GOAL OF THE EXERCISE
Exactly as written, write out the lines below from the first to the one containing "const botXTicks = [2,4,6,8,10,12,14,16];", inclusive. Pictures do not belong in the copy.

[Rows from a dataset of charts and code]
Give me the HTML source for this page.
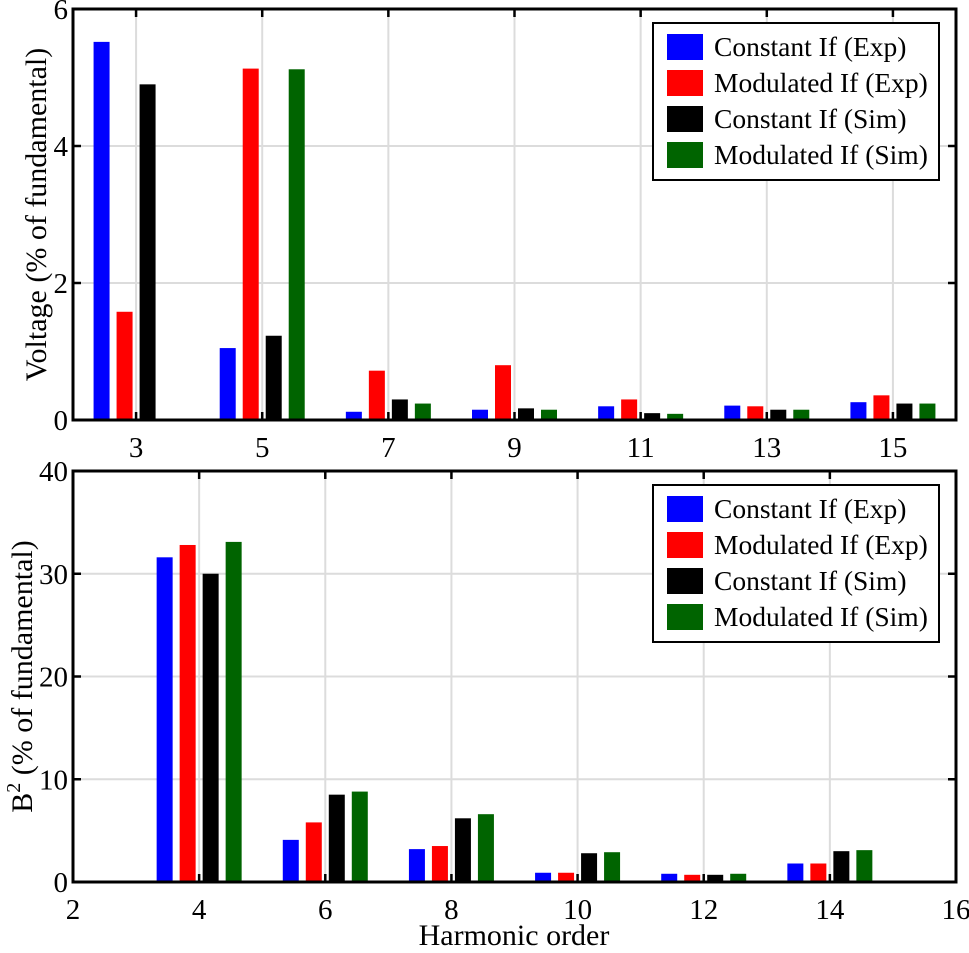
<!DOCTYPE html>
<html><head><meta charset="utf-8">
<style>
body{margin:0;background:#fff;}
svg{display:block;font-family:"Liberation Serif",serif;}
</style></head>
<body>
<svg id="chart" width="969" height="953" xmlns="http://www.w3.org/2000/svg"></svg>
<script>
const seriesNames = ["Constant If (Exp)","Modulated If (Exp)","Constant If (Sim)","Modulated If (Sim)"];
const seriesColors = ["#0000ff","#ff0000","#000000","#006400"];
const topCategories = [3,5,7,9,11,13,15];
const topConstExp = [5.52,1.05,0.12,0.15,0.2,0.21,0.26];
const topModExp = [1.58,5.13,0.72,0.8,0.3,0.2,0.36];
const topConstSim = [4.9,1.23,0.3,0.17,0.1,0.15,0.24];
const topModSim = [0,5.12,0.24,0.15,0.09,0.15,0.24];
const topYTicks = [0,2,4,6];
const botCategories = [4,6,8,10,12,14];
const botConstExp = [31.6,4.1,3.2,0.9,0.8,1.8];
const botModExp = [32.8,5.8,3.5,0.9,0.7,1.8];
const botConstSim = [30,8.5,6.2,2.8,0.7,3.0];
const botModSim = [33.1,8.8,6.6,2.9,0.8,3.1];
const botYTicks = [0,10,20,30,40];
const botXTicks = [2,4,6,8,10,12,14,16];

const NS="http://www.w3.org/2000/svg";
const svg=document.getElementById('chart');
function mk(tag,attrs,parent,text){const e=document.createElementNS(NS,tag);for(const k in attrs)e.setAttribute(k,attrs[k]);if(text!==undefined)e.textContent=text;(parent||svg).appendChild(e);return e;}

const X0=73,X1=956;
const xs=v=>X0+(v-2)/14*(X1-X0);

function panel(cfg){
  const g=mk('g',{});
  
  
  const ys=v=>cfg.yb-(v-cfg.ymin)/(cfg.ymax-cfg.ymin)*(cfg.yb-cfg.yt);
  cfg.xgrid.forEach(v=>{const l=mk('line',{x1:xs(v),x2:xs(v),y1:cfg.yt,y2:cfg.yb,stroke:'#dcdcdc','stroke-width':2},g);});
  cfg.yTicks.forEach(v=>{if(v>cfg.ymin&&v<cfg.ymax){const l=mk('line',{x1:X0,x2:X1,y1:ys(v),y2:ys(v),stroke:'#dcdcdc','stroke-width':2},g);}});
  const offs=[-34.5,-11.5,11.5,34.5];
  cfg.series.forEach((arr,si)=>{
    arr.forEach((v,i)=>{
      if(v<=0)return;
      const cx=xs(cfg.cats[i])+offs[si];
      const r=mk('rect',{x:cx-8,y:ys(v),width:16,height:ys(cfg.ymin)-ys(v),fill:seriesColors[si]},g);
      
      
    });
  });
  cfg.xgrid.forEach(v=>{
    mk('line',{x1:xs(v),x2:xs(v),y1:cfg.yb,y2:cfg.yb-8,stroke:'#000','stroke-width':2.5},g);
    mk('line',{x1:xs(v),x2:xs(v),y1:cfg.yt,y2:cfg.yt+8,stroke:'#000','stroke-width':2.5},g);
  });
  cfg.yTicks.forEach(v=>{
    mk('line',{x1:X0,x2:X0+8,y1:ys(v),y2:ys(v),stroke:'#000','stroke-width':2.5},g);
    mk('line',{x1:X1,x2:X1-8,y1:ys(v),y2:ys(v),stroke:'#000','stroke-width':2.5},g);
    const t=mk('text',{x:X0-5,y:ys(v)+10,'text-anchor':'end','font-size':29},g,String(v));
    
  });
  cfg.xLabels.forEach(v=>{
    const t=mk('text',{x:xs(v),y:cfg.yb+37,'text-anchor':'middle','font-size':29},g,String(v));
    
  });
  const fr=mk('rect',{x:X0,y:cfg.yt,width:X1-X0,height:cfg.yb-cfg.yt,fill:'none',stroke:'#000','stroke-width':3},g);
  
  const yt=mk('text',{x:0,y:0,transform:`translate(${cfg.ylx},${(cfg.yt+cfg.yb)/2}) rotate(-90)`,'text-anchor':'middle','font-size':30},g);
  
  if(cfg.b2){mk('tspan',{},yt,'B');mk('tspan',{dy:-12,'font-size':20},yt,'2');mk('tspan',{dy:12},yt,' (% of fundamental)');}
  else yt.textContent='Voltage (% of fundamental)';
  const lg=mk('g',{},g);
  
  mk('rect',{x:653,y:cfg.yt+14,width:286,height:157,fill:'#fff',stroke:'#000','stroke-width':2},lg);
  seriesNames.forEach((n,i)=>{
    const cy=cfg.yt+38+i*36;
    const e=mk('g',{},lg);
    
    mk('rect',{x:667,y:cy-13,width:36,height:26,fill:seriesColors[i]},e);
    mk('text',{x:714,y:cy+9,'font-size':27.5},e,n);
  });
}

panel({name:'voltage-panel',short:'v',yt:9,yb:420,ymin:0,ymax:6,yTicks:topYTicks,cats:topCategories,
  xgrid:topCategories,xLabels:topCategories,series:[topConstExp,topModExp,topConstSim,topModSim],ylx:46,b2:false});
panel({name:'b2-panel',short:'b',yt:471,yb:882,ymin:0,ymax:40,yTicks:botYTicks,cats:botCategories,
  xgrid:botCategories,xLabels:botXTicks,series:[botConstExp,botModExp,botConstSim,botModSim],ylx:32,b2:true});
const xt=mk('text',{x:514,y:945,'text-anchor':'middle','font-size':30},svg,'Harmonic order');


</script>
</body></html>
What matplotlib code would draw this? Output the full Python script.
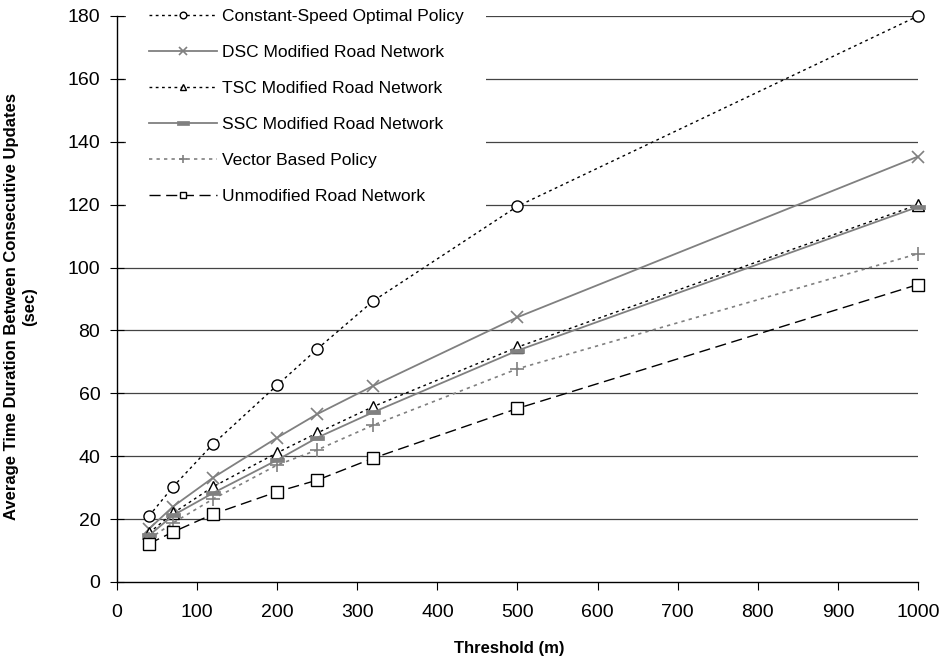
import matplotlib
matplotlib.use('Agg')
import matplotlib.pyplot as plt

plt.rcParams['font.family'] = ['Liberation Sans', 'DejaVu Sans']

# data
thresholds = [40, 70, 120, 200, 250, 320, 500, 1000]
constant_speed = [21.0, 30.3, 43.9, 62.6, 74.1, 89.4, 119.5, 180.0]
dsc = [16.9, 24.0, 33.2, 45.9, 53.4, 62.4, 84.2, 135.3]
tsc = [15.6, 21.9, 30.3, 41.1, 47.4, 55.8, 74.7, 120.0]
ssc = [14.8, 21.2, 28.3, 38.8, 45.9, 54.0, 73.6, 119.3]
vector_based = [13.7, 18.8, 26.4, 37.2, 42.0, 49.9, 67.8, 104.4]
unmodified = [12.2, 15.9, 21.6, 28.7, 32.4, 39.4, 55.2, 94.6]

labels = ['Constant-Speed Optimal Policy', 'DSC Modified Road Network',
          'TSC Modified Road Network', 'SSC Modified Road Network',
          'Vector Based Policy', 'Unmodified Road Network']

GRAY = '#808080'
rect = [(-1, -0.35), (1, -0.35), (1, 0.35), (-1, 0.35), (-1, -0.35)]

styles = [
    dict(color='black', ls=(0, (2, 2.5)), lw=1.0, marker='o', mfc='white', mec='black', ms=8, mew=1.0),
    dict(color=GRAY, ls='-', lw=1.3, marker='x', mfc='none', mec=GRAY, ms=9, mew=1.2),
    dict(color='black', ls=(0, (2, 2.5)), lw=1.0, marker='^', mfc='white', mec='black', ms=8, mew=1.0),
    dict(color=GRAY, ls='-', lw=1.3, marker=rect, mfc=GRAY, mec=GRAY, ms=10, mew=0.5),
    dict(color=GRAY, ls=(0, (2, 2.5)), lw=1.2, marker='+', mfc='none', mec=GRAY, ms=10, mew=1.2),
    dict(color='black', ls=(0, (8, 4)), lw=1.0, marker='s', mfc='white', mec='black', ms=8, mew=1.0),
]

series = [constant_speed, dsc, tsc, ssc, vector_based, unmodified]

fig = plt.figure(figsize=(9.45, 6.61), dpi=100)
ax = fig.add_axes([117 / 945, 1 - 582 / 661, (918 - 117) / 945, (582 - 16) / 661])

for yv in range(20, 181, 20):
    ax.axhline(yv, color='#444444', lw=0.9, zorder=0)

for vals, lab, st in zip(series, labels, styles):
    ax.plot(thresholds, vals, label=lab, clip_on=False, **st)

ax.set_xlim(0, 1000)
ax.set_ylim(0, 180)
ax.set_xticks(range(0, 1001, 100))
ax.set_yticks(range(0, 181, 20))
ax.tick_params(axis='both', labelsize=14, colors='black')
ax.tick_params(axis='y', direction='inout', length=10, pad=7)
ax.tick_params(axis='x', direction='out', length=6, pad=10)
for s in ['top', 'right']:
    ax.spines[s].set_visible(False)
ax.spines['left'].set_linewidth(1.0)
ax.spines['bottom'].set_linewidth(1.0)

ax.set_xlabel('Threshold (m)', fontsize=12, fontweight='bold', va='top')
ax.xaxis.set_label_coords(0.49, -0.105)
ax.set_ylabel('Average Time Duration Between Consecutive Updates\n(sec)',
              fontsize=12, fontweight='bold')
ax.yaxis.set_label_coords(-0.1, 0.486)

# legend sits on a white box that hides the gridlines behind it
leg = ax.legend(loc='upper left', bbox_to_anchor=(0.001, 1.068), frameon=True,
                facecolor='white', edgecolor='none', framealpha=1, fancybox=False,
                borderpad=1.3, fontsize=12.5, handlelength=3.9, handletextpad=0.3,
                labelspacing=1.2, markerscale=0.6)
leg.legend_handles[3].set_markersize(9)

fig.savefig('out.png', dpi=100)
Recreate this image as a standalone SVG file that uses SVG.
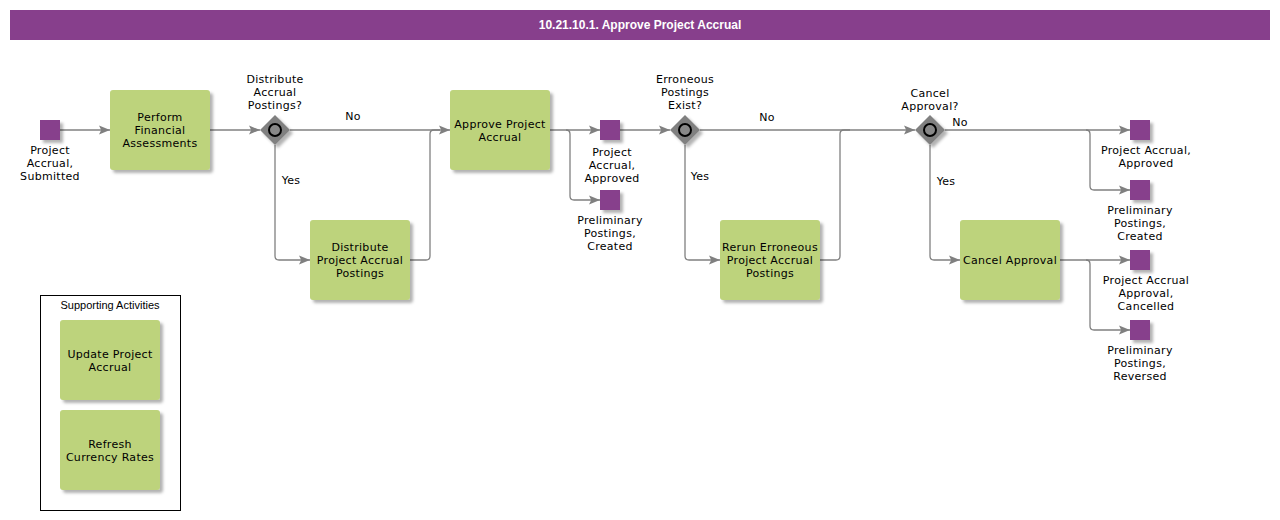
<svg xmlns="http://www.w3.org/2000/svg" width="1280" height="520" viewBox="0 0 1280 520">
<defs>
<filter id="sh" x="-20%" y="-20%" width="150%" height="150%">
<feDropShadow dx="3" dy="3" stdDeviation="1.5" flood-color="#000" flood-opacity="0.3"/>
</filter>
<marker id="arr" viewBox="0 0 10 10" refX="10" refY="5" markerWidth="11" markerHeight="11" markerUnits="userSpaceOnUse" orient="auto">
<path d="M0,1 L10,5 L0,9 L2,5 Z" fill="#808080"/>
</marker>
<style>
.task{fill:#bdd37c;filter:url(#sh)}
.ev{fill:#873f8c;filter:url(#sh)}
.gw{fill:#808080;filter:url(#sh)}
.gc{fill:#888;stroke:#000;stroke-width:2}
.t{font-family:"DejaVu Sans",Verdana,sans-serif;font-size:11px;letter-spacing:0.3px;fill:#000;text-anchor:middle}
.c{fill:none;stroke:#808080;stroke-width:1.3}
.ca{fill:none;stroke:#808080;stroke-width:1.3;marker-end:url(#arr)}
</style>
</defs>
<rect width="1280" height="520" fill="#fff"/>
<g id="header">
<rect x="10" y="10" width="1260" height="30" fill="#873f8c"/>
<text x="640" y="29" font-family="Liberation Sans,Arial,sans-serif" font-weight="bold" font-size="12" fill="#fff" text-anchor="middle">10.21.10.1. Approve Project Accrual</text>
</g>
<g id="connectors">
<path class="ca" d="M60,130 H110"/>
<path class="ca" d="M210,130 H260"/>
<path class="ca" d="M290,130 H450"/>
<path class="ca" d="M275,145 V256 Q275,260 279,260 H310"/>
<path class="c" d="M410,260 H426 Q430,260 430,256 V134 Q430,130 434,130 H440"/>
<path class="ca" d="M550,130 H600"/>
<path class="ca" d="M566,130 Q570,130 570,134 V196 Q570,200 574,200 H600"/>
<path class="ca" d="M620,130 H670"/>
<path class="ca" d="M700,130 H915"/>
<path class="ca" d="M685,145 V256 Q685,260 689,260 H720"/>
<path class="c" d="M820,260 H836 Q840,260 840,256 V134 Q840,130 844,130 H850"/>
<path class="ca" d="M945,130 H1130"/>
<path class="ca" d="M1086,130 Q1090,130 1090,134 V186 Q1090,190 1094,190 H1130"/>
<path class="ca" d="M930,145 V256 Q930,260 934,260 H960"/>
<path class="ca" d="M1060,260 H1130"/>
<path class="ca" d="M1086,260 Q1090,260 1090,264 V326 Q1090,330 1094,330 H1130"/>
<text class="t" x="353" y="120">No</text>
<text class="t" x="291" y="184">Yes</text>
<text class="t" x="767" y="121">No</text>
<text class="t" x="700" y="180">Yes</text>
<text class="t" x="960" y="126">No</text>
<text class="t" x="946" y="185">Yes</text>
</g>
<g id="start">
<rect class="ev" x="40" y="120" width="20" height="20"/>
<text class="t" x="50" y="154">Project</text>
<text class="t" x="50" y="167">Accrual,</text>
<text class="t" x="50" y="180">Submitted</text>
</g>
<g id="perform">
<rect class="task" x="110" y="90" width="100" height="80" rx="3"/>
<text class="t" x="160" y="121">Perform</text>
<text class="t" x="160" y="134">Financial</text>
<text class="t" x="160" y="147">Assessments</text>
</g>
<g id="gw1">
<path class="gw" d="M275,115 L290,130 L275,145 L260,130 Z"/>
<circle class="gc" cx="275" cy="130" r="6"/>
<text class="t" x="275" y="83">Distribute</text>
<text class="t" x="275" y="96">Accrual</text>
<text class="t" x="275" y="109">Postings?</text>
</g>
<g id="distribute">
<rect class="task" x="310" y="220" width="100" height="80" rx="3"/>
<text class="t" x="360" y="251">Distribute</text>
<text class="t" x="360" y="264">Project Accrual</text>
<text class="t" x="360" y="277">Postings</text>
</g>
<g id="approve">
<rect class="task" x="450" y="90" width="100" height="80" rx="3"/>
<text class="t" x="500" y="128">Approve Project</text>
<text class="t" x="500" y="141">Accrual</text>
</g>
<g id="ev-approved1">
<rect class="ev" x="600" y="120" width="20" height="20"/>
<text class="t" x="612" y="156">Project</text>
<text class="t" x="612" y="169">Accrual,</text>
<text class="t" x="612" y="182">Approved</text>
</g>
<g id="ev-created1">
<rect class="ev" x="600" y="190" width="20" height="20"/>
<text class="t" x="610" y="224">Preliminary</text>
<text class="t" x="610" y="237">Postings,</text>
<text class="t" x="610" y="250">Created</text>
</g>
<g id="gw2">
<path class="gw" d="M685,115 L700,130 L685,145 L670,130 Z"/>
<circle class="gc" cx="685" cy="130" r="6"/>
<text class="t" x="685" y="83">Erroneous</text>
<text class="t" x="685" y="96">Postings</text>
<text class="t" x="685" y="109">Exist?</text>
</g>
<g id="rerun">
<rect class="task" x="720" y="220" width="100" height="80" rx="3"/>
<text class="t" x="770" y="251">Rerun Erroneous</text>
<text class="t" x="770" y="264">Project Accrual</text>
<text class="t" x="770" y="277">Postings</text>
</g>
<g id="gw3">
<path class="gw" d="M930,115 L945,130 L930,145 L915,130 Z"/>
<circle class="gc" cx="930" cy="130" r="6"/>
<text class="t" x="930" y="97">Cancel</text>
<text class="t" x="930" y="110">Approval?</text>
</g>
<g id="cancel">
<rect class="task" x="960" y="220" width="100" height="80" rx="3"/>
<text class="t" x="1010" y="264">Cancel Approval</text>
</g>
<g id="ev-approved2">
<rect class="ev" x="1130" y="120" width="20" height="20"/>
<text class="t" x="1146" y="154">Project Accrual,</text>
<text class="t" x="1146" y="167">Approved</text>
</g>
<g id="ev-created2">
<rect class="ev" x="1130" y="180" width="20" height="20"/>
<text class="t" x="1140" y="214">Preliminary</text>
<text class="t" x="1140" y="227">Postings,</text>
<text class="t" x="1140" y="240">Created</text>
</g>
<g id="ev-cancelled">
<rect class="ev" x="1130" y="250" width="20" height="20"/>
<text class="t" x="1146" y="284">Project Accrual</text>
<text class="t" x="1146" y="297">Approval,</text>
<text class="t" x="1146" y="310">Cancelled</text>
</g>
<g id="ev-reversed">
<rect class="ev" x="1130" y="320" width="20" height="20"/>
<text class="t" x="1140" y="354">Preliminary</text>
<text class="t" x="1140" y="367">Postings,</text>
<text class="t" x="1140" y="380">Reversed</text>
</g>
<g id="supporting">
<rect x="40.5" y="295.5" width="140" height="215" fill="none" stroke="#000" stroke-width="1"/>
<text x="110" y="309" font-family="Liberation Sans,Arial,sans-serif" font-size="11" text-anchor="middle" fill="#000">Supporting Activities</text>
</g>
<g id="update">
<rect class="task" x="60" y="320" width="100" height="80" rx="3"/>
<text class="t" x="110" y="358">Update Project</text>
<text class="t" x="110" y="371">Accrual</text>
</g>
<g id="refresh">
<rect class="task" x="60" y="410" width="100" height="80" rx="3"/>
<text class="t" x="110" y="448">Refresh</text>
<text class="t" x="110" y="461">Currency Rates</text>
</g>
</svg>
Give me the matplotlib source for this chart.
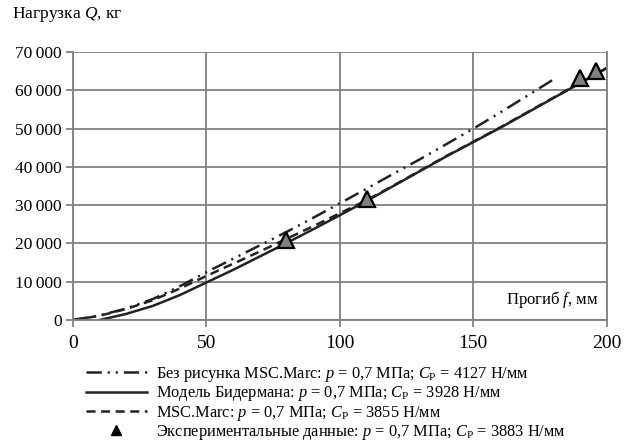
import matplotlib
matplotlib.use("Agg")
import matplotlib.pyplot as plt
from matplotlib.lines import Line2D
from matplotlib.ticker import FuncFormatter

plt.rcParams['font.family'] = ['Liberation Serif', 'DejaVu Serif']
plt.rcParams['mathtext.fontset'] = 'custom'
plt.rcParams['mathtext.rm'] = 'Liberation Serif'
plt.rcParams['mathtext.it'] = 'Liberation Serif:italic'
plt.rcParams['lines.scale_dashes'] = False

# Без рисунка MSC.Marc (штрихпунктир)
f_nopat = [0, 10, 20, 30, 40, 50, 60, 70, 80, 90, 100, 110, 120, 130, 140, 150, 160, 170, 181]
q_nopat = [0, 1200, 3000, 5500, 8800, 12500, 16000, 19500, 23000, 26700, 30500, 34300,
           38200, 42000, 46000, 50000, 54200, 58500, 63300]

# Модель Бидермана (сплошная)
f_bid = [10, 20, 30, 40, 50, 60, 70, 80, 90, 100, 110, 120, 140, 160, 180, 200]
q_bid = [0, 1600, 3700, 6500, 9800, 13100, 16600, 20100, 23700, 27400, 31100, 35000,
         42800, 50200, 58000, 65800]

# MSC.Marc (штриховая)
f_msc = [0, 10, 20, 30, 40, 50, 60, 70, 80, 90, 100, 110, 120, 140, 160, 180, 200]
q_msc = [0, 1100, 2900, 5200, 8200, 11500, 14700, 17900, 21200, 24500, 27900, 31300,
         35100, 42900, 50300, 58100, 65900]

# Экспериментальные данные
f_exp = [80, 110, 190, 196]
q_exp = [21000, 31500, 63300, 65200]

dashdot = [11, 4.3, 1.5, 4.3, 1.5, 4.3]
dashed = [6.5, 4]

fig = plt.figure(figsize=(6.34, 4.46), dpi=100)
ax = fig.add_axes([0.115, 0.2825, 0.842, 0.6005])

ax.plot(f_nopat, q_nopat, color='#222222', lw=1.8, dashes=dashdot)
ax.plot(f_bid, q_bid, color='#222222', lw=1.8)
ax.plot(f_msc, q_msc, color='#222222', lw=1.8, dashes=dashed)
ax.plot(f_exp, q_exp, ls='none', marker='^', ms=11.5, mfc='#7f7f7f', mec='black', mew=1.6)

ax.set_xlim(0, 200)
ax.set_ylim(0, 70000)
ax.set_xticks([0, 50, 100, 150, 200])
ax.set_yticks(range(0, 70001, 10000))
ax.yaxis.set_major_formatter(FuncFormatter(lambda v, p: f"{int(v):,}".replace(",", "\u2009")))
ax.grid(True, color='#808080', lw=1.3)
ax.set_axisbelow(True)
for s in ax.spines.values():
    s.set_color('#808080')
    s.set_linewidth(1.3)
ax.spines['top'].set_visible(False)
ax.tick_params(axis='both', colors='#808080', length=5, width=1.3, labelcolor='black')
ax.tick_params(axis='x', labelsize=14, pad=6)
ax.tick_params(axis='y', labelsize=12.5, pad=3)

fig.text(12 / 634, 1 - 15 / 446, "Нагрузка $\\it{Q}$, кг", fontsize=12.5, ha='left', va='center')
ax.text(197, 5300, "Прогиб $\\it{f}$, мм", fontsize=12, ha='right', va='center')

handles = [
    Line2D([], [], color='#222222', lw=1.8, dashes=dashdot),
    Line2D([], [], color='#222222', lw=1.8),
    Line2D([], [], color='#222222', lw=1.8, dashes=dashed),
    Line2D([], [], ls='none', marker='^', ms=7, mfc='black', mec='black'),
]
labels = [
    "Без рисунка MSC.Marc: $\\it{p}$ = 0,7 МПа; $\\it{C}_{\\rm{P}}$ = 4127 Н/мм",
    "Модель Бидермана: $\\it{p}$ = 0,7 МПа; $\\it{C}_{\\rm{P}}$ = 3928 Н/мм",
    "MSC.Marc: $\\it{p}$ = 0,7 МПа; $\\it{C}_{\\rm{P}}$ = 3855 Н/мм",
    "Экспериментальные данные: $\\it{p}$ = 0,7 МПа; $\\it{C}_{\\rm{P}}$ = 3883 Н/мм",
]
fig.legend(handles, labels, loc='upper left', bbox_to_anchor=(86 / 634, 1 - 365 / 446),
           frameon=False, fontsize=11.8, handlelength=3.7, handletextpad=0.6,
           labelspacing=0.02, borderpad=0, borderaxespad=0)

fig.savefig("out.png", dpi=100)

CORRECT OUTPUT
Give me the HTML source for this page.
<!DOCTYPE html>
<html><head><meta charset="utf-8">
<style>
body{margin:0;background:#fff;}
svg{display:block;font-family:"Liberation Serif",serif;}
</style></head>
<body>
<svg id="chart" width="969" height="953" xmlns="http://www.w3.org/2000/svg"></svg>
<script>
const seriesNames = ["Constant If (Exp)","Modulated If (Exp)","Constant If (Sim)","Modulated If (Sim)"];
const seriesColors = ["#0000ff","#ff0000","#000000","#006400"];
const topCategories = [3,5,7,9,11,13,15];
const topConstExp = [5.52,1.05,0.12,0.15,0.2,0.21,0.26];
const topModExp = [1.58,5.13,0.72,0.8,0.3,0.2,0.36];
const topConstSim = [4.9,1.23,0.3,0.17,0.1,0.15,0.24];
const topModSim = [0,5.12,0.24,0.15,0.09,0.15,0.24];
const topYTicks = [0,2,4,6];
const botCategories = [4,6,8,10,12,14];
const botConstExp = [31.6,4.1,3.2,0.9,0.8,1.8];
const botModExp = [32.8,5.8,3.5,0.9,0.7,1.8];
const botConstSim = [30,8.5,6.2,2.8,0.7,3.0];
const botModSim = [33.1,8.8,6.6,2.9,0.8,3.1];
const botYTicks = [0,10,20,30,40];
const botXTicks = [2,4,6,8,10,12,14,16];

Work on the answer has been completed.